Here is the math I do as a parent.
I have three middle school children. Between the three of them I currently have 83 unique data accounts to track. Many require different usernames and passwords. Some overlap. All can demand attention.
I have a school payment program (3 accounts per 3 children). Gradebooks (roughly 18 classes) and Schoology (again, 18 classes). The district tracks medical forms through a different program (12 forms). State assessments and third-party local assessments pile up. A number of teachers use a behavior management app (12 classes to track). And then there are the various flavors of education plans requiring a variety of attention.
Communications also tend to be problematic. Some teachers prefer texting, some emails, others that good old fashioned paper newsletter.
The math is messy. There has to be a better way. Why not 83 to 1?

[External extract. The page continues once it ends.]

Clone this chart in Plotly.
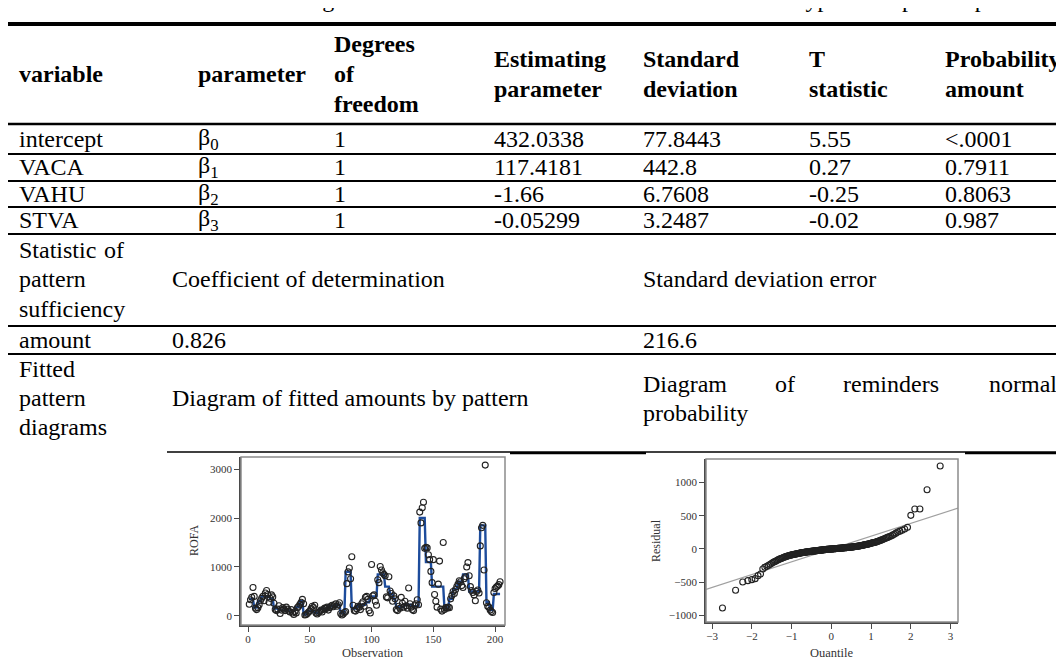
import plotly.graph_objects as go
from statistics import NormalDist

W, H = 1064, 657
FONT = "Liberation Serif"
FS = 24

# ---------------- table content ----------------
caption = "Table 6: Results of the regression model fitted for the data of the research hypothesis pattern parameters"
header_cells = [["variable"], ["parameter"], ["Degrees", "of", "freedom"],
                ["Estimating", "parameter"], ["Standard", "deviation"],
                ["T", "statistic"], ["Probability", "amount"]]
variables = ["intercept", "VACA", "VAHU", "STVA"]
parameters = ["β<sub>0</sub>", "β<sub>1</sub>", "β<sub>2</sub>", "β<sub>3</sub>"]
dof = ["1", "1", "1", "1"]
estimates = ["432.0338", "117.4181", "-1.66", "-0.05299"]
std_devs = ["77.8443", "442.8", "6.7608", "3.2487"]
t_stats = ["5.55", "0.27", "-0.25", "-0.02"]
probs = ["&lt;.0001", "0.7911", "0.8063", "0.987"]
stat_label = ["pattern", "sufficiency"]
stat_names = ["Coefficient of determination", "Standard deviation error"]
stat_values = ["0.826", "216.6"]
fit_label = ["Fitted", "pattern", "diagrams"]
diagram_left = "Diagram of fitted amounts by pattern"
diagram_right_words = ["Diagram", "of", "reminders", "normal"]
diagram_right_line2 = "probability"

# ---------------- chart data ----------------
obs_rofa = [240, 330, 380, 580, 400, 160, 130, 170, 230, 310,
            360, 400, 310, 470, 520, 440, 280, 360, 430, 390,
            260, 130, 110, 140, 210, 50, 120, 170, 140, 110,
            180, 140, 100, 80, 130, 60, 30, 90, 60, 170,
            200, 240, 280, 340, 250, 20, 30, 50, 80, 100,
            150, 200, 170, 220, 60, 40, 70, 90, 120, 80,
            130, 160, 150, 180, 120, 170, 200, 220, 190, 230,
            250, 200, 230, 270, 50, 20, 40, 70, 90, 660,
            900, 980, 760, 1210, 220, 110, 100, 150, 200, 180,
            130, 250, 290, 200, 380, 400, 340, 110, 60, 1050,
            410, 430, 300, 220, 740, 680, 1010, 940, 880, 850,
            820, 390, 370, 800, 510, 460, 300, 410, 350, 130,
            110, 200, 160, 380, 260, 180, 300, 210, 160, 570,
            250, 180, 130, 110, 210, 250, 330, 230, 2120, 1900,
            2210, 2320, 1380, 1400, 1390, 1250, 1150, 910, 680, 1150,
            440, 300, 180, 650, 1120, 140, 100, 1500, 130, 170,
            160, 180, 170, 350, 420, 500, 460, 540, 600, 650,
            720, 700, 620, 580, 760, 800, 1000, 1090, 820, 600,
            520, 480, 430, 310, 500, 530, 470, 1430, 1800, 1850,
            940, 3080, 270, 200, 180, 120, 90, 70, 480, 560,
            590, 610, 640, 700]
fitted_rofa = [350, 350, 350, 350, 170, 170, 170, 300, 300, 300,
               400, 400, 400, 400, 400, 400, 400, 350, 350, 350,
               150, 150, 150, 150, 120, 120, 120, 120, 120, 120,
               110, 110, 110, 110, 110, 110, 110, 110, 180, 180,
               180, 300, 300, 300, 30, 30, 30, 100, 100, 100,
               100, 100, 100, 60, 60, 60, 60, 150, 150, 150,
               150, 150, 150, 150, 200, 200, 200, 200, 200, 200,
               230, 230, 230, 230, 60, 60, 60, 60, 900, 900,
               900, 900, 900, 150, 150, 150, 150, 150, 230, 230,
               230, 230, 230, 230, 230, 280, 280, 280, 400, 400,
               400, 400, 400, 400, 850, 850, 850, 850, 850, 850,
               600, 600, 600, 600, 450, 450, 450, 350, 350, 180,
               180, 180, 180, 180, 180, 180, 230, 230, 230, 230,
               230, 230, 200, 200, 200, 200, 200, 200, 2000, 2000,
               2000, 2000, 2000, 1100, 1100, 1100, 1100, 1100, 600, 600,
               600, 600, 600, 600, 600, 600, 600, 600, 150, 150,
               150, 150, 350, 350, 350, 550, 550, 550, 550, 700,
               700, 700, 700, 850, 850, 850, 850, 850, 500, 500,
               500, 500, 500, 500, 500, 500, 500, 1850, 1850, 1850,
               1850, 1850, 280, 280, 280, 120, 120, 120, 450, 450,
               450, 450, 450, 450]
observation = list(range(1, len(obs_rofa) + 1))

residuals_sorted = [-886, -620, -495, -475, -460, -445, -400, -375, -300, -275,
                    -260, -245, -230, -215, -200, -190, -180, -170, -160, -150,
                    -145, -138, -131, -125, -120, -115, -110, -105,
                    -101, -97, -94, -91, -88, -85, -82, -80, -78, -75,
                    -73, -71, -69, -67, -64, -62, -60, -58, -57, -55, -53, -52,
                    -50, -49, -47, -46, -45, -43, -42, -41, -40, -39, -38, -36, -35,
                    -34, -33, -32, -31, -30, -29, -28, -27, -26, -25, -24, -23, -22, -21, -20,
                    -19, -18, -17, -16, -15, -14, -13, -13, -12, -11, -10, -9, -8, -7, -6, -6,
                    -5, -4, -3, -3, -2, -1, -1, 0, 0, 1, 1, 2, 3, 4, 4, 5,
                    6, 6, 7, 8, 8, 9, 10, 10, 11, 12, 12, 13, 14, 14, 15, 16,
                    17, 17, 18, 19, 20, 20, 21, 22, 23, 24, 24, 25, 26, 27, 28,
                    29, 30, 31, 32, 33, 34, 36, 37, 38, 40, 41, 42, 44, 45,
                    47, 49, 51, 53, 55, 57, 60, 62, 64, 66, 68, 70,
                    73, 76, 79, 82, 85, 89, 92, 95, 98, 100,
                    105, 110, 115, 120, 127, 133, 139, 145, 153, 161, 170,
                    178, 186, 195, 208, 222, 238, 255, 268, 282, 300, 325,
                    505, 600, 600, 890, 1246]
ref_intercept = 0
ref_slope = 192
x_ticks_fit = [0, 50, 100, 150, 200]
y_ticks_fit = [0, 1000, 2000, 3000]
x_ticks_qq = [-3, -2, -1, 0, 1, 2, 3]
y_ticks_qq = [-1000, -500, 0, 500, 1000]

n = len(residuals_sorted)
nd = NormalDist()
quantiles = [nd.inv_cdf((i - 0.375) / (n + 0.25)) for i in range(1, n + 1)]

# ---------------- figure ----------------
fig = go.Figure()

fig.add_trace(go.Scatter(x=observation, y=fitted_rofa, mode="lines",
                         line=dict(color="#1d4c9c", width=2.4),
                         xaxis="x", yaxis="y", hoverinfo="skip"))
fig.add_trace(go.Scatter(x=observation, y=obs_rofa, mode="markers",
                         marker=dict(symbol="circle-open", size=6, color="#222222",
                                     line=dict(width=1.1, color="#222222")),
                         xaxis="x", yaxis="y", hoverinfo="skip"))

qx = [-3.156, 3.19]
fig.add_trace(go.Scatter(x=qx, y=[ref_intercept + ref_slope * v for v in qx], mode="lines",
                         line=dict(color="#a0a0a0", width=1.3),
                         xaxis="x2", yaxis="y2", hoverinfo="skip"))
fig.add_trace(go.Scatter(x=quantiles, y=residuals_sorted, mode="markers",
                         marker=dict(symbol="circle-open", size=6, color="#222222",
                                     line=dict(width=1.1, color="#222222")),
                         xaxis="x2", yaxis="y2", hoverinfo="skip"))

axis_common = dict(showgrid=False, zeroline=False, showline=True, linecolor="#4a4a4a",
                   linewidth=1.5, ticks="outside", ticklen=5, tickwidth=1.2,
                   tickcolor="#4a4a4a", mirror=False,
                   tickfont=dict(family=FONT, size=11, color="#333333"))

fig.update_layout(
    width=W, height=H, margin=dict(l=0, r=0, t=0, b=0),
    paper_bgcolor="white", plot_bgcolor="white", showlegend=False,
    xaxis=dict(domain=[233 / W, 497 / W], range=[-5.7, 208], anchor="y",
               tickvals=x_ticks_fit, ticklabelstandoff=-2, **axis_common),
    yaxis=dict(domain=[1 - 617 / H, 1 - 449 / H], range=[-184, 3245], anchor="x",
               tickvals=y_ticks_fit, **axis_common),
    xaxis2=dict(domain=[698 / W, 950 / W], range=[-3.156, 3.19], anchor="y2",
                tickvals=x_ticks_qq, ticklabelstandoff=-2, **axis_common),
    yaxis2=dict(domain=[1 - 614 / H, 1 - 451 / H], range=[-1096, 1351], anchor="x2",
                tickvals=y_ticks_qq, **axis_common),
)

shapes = []
for xr, yr in (("x", "y"), ("x2", "y2")):
    shapes.append(dict(type="rect", xref=f"{xr} domain", yref=f"{yr} domain",
                       x0=0, x1=1, y0=0, y1=1, line=dict(color="#8c8c8c", width=1.5)))


def hline(py, x0, x1, w):
    shapes.append(dict(type="line", xref="paper", yref="paper",
                       x0=x0 / W, x1=x1 / W, y0=1 - py / H, y1=1 - py / H,
                       line=dict(color="black", width=w)))


hline(16, 0, W, 4)
hline(116, 0, W, 2.5)
for py in (146, 173, 199, 226, 318, 346):
    hline(py, 0, W, 2)
hline(444.8, 502, 638, 3)
hline(444.8, 957, W, 3)
hline(444, 159, 502, 1.3)
hline(444, 638, 957, 1.3)

annotations = []


def txt(s, px, py, size=FS, bold=False, anchor="left", angle=0, color="black"):
    annotations.append(dict(text=f"<b>{s}</b>" if bold else s, x=px / W, y=1 - py / H,
                            xref="paper", yref="paper", xanchor=anchor, yanchor="middle",
                            showarrow=False, textangle=angle, borderpad=0,
                            font=dict(family=FONT, size=size, color=color)))


# caption line above the table, mostly outside the picture
txt(caption, 73, -9, size=24, anchor="left")

col_x = [10, 189, 325, 485, 634, 800, 936]
for cx, cell in zip(col_x, header_cells):
    k = len(cell)
    ys = {1: [66], 2: [51, 81], 3: [36, 66, 96]}[k]
    for line, yy in zip(cell, ys):
        txt(line, cx, yy, bold=True)

row_y = [131, 159, 186, 212]
for i, yy in enumerate(row_y):
    for cx, col in zip(col_x, [variables, parameters, dof, estimates, std_devs, t_stats, probs]):
        txt(col[i], cx, yy)

txt("Statistic", 10, 242)
txt("of", 117, 242, anchor="right")
for line, yy in zip(stat_label, [271, 301]):
    txt(line, 10, yy)
txt(stat_names[0], 163, 271)
txt(stat_names[1], 634, 271)
txt("amount", 10, 332)
txt(stat_values[0], 163, 332)
txt(stat_values[1], 634, 332)
for line, yy in zip(fit_label, [361, 390, 419]):
    txt(line, 10, yy)
txt(diagram_left, 163, 390)
for word, wx in zip(diagram_right_words, [634, 766, 834, 980]):
    txt(word, wx, 376)
txt(diagram_right_line2, 634, 405)

txt("ROFA", 186, 533, size=12, angle=-90, color="#333333", anchor="center")
txt("Observation", 365, 645, size=12.5, color="#333333", anchor="center")
txt("Residual", 648, 533, size=12, angle=-90, color="#333333", anchor="center")
txt("Quantile", 823, 645, size=12.5, color="#333333", anchor="center")

fig.update_layout(shapes=shapes, annotations=annotations)
fig.write_html("out.html", config={"displayModeBar": False})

The importance of staying in the loop
We live in a world where everything competes for our attention. Given such competition, my wife and I approach school information from a restrained perspective. We’re both educators, so we have a sense of what is important versus what is really background noise. We mostly monitor with the intent of picking up trends. Teenagers are a moody bunch. While we don’t necessarily concern ourselves with outlier moments – academic or otherwise – we do pay attention to trends and pivots.
Whether you are trying to simply get a feel for the trends in performance with your kids or jump into the details, the current methods require too much work and don’t offer a singular way to monitor all things concerning our children.
Multiple accounts and siloed data create even more problems for parents. Teachers and students have many of the same frustrations. That’s why there needs to be a single platform or solution that houses this data in one convenient place for schools and their communities, and provides one point of contact to access all this information.
I have worked with Hamilton City Schools for a number of years. After embracing a 1:1 initiative that deployed some 11,000 Chromebooks, we quickly ran into the frustration of bad, siloed software that required multiple usernames and passwords. We needed a solution that was flexible, creative, and open for future development.
How would this work for a parent?
When I want to know everything about my daughter at her school, I should be able to go to one platform where everything is housed. I should be able to pick the social sign-on I want to use: Gmail, Outlook, or Facebook. It is key that I only have to use one username and password with an account I created.
Once logged in, what would be ideal is the ability to add my daughter to a dashboard based on a secure access token. Within that platform I can have access to all the information regardless of where it is housed or the format it is in. It should be sort of our window into our children’s academic lives.
This “hub” should be the central location of communication whereby I receive tailored messages from my daughter’s teachers and administrators. Messages could be delivered via a “Headline”. Headlines contain forms, videos, and critical announcements.
A solution like this should allow me to see my daughter’s full profile. This means in one click I can see items such as:
• Personal profile
• Notes
• Class schedule
• Assessments. Both local and third party such as ACT, MAP, and AP Assessments
• Grades
• Behavior
• Forms I have completed. Forms my daughter completed.
• Education plans. Everything from Gifted Plans to IEPs to RTI plans.
In short, without having to login to a multitude of accounts, I should be able to see everything I need to know with one simple click.
83 to 1
Many enterprise solutions have attempted to address this issue of multiple accounts across multiple applications, but they are not built for this purpose. Or, they would require hours of customization and thousands of dollars of development to make a standard enterprise solution work in this educational environment. For my kids’ schools, there needs to be a platform designed specifically for schools that act as the town square so to speak. Simple to access, easy to use, and no more having 83 accounts to track to know how my children are at school.
Collaboration is the operative theme here. We created Abre in the spirit of collaboration internally at Hamilton. Its purpose is to address this very problem by offering an education management platform to simplify the needs of stakeholders.
We are not the only one working to improve collaboration. For example, High AIMS, a Southern Ohio consortium of school districts focuses on collaboration among educators and school member districts. We partner with them.
There is a lot of effort being put behind solving this challenge and the work that we and others are doing should pay off in a better educational experience for all parties, especially the kids. And, the math will get cleaner. In fact, someday for me — 83 will equal 1. That’s our ultimate goal.